= Marjorie Merryman =

American classical composer (born 1951)

Marjorie Merryman (born 1951) is an American composer, author, and music educator. She is a member of the composition faculty at the Manhattan School of Music since 2007, where she also served as Interim President, Provost and Senior Vice President at Manhattan School of Music. She previously taught at Boston University and Macalester College.

While at BU, she was commissioned by many professional musical ensembles to write pieces ranging from small chamber works to a full opera. She has written and published pieces such as "Chinese Moon Poems", a women's choral piece based on Chinese poems about the moon. Merryman categorizes herself with other twentieth-century composers heavily influenced by Johannes Brahms—in particular, serialist composers such as those of the Second Viennese School.

She has been the recipient of numerous awards, including two prizes from the American Academy of Arts and Letters, the Walter Hinrichsen Award, presented annually by American Academy of Arts and Letters and in 2014, the "Arts and Letters Award in Music: "This award is given in recognition of "…. outstanding artistic achievement and acknowledges the composer who has arrived at his or her own voice."

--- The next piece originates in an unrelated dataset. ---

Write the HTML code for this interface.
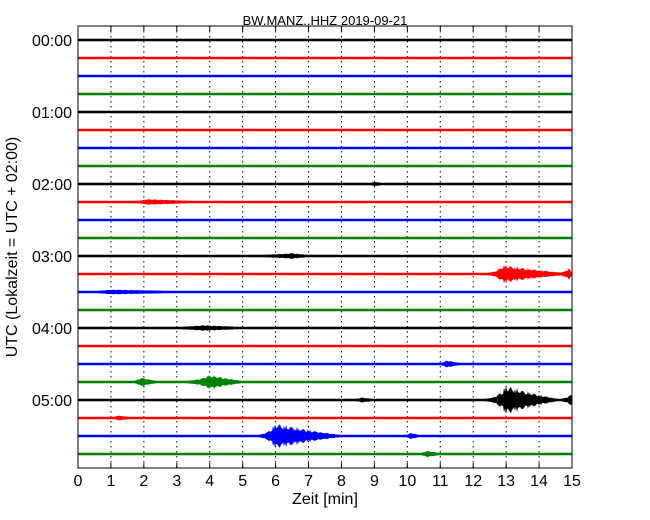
<!DOCTYPE html>
<html><head><meta charset="utf-8"><style>
body{margin:0;background:#fff;}
svg{display:block;font-family:"Liberation Sans","DejaVu Sans",sans-serif;}
</style></head><body>
<svg id="chart" width="650" height="520">
  <text x="325" y="25" text-anchor="middle" font-size="13">BW.MANZ..HHZ 2019-09-21</text>
  <g id="grid"></g>
  <g id="traces"></g>
  <rect x="78" y="26" width="494" height="442" fill="none" stroke="#000" stroke-width="1"/>
  <g id="xticks"></g>
  <g id="yticks"></g>
  <text x="325" y="504" text-anchor="middle" font-size="16">Zeit  [min]</text>
  <text transform="translate(17,247) rotate(-90)" text-anchor="middle" font-size="16">UTC (Lokalzeit = UTC + 02:00)</text>
</svg>
<script>
const xTicks=[0,1,2,3,4,5,6,7,8,9,10,11,12,13,14,15];
const yLabels=["00:00","01:00","02:00","03:00","04:00","05:00"];
const rowCount=24;
const rowColors=["#000000","#ff0000","#0000ff","#008000"];
// events: [row, startMin, peakMin, endMin, amplitudePx]
const eventRows=[9,12,13,13,14,16,18,19,19,20,20,20,21,22,22,23,8];
const eventStart=[1.5,4.8,12.3,14.5,0.2,2.5,10.9,1.6,3,12.2,14.5,8.3,1,5.3,9.9,10.3,8.7];
const eventPeak=[2.1,6.5,12.9,14.9,1,3.8,11.2,1.9,4,13,15,8.6,1.2,6,10.1,10.6,9];
const eventEnd=[3.5,7,14.8,15,3,5,11.6,2.4,5,14.6,15,9,1.6,8,10.4,11,9.3];
const eventAmp=[2,2,9,6,1.5,2,3,4,7,15,6,1.5,1.5,13,2.5,2.5,1];

const X0=78,X1=572,Y0=40,DY=18,NS="http://www.w3.org/2000/svg";
const xs=m=>X0+(X1-X0)*m/15;
const ys=r=>Y0+DY*r;
function mk(t,a,p){const e=document.createElementNS(NS,t);for(const k in a)e.setAttribute(k,a[k]);p.appendChild(e);return e;}
const grid=document.getElementById('grid'),xt=document.getElementById('xticks'),yt=document.getElementById('yticks'),tr=document.getElementById('traces');
xTicks.forEach(v=>{
  const x=xs(v);
  if(v>0&&v<15){const l=mk('line',{x1:x,x2:x,y1:26,y2:468,stroke:'#000','stroke-width':1,'stroke-dasharray':'1.5,3.5'},grid);
  
  }
  const t=mk('text',{x:x,y:486,'text-anchor':'middle','font-size':16},xt);t.textContent=v;
  
  
  mk('line',{x1:x,x2:x,y1:26,y2:31,stroke:'#000'},xt);
  mk('line',{x1:x,x2:x,y1:463,y2:468,stroke:'#000'},xt);
});
yLabels.forEach((s,i)=>{
  const t=mk('text',{x:72,y:ys(i*4)+6,'text-anchor':'end','font-size':16},yt);t.textContent=s;
  
  
});
for(let r=0;r<rowCount;r++){
  const y=ys(r),c=rowColors[r%4];
  const N=494;const top=[],bot=[];
  for(let i=0;i<=N;i++){
    const m=15*i/N;let a=1.2;
    for(let k=0;k<eventRows.length;k++){
      if(eventRows[k]!==r)continue;
      const s=eventStart[k],p=eventPeak[k],e=eventEnd[k];
      if(m<s||m>e)continue;
      let f=m<=p?(p===s?1:(m-s)/(p-s)):(e===p?1:1-(m-p)/(e-p));
      f=m<=p?Math.pow(f,3):Math.pow(f,1.2);
      const w=0.45+0.55*Math.abs(Math.sin(i*1.7)*Math.cos(i*0.53));
      a=Math.max(a,1.2+eventAmp[k]*f*w);
    }
    top.push(xs(m).toFixed(1)+','+(y-a).toFixed(1));
    bot.unshift(xs(m).toFixed(1)+','+(y+a).toFixed(1));
  }
  const pg=mk('polygon',{points:top.concat(bot).join(' '),fill:c},tr);
  
  
}
</script>
</body></html>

She has also received the League of Composers/International Society for Contemporary Music, the WBZ Fund for the Arts, and Composers, Inc. (Lee Ettelson Composer's Award). Among her other awards are fellowships or grants from Tanglewood, the Radcliffe Institute for Advanced Study, and the National Endowment for the Arts - Meet the Composer program. She has been Composer-in- Residence of the New England Philharmonic and the Billings (MT) Symphony Orchestra, and has served on the boards of the New England Composers’ Orchestra, the Lily Boulanger Foundation, Alea III and many others. Her works are published by C.F. Peters, E.C. Schirmer, APNM, and G. Schirmer; and recorded on the Koch and New World labels.

==Publications==
- Merryman, Marjorie (1996): The Music Theory Handbook Schirmer; 1st edition 144 pp ISBN 978-0-15-502662-9. (This is a concise and methodical introduction to both tonal and atonal music analysis. The book is taught at many American music schools, including Boston University.)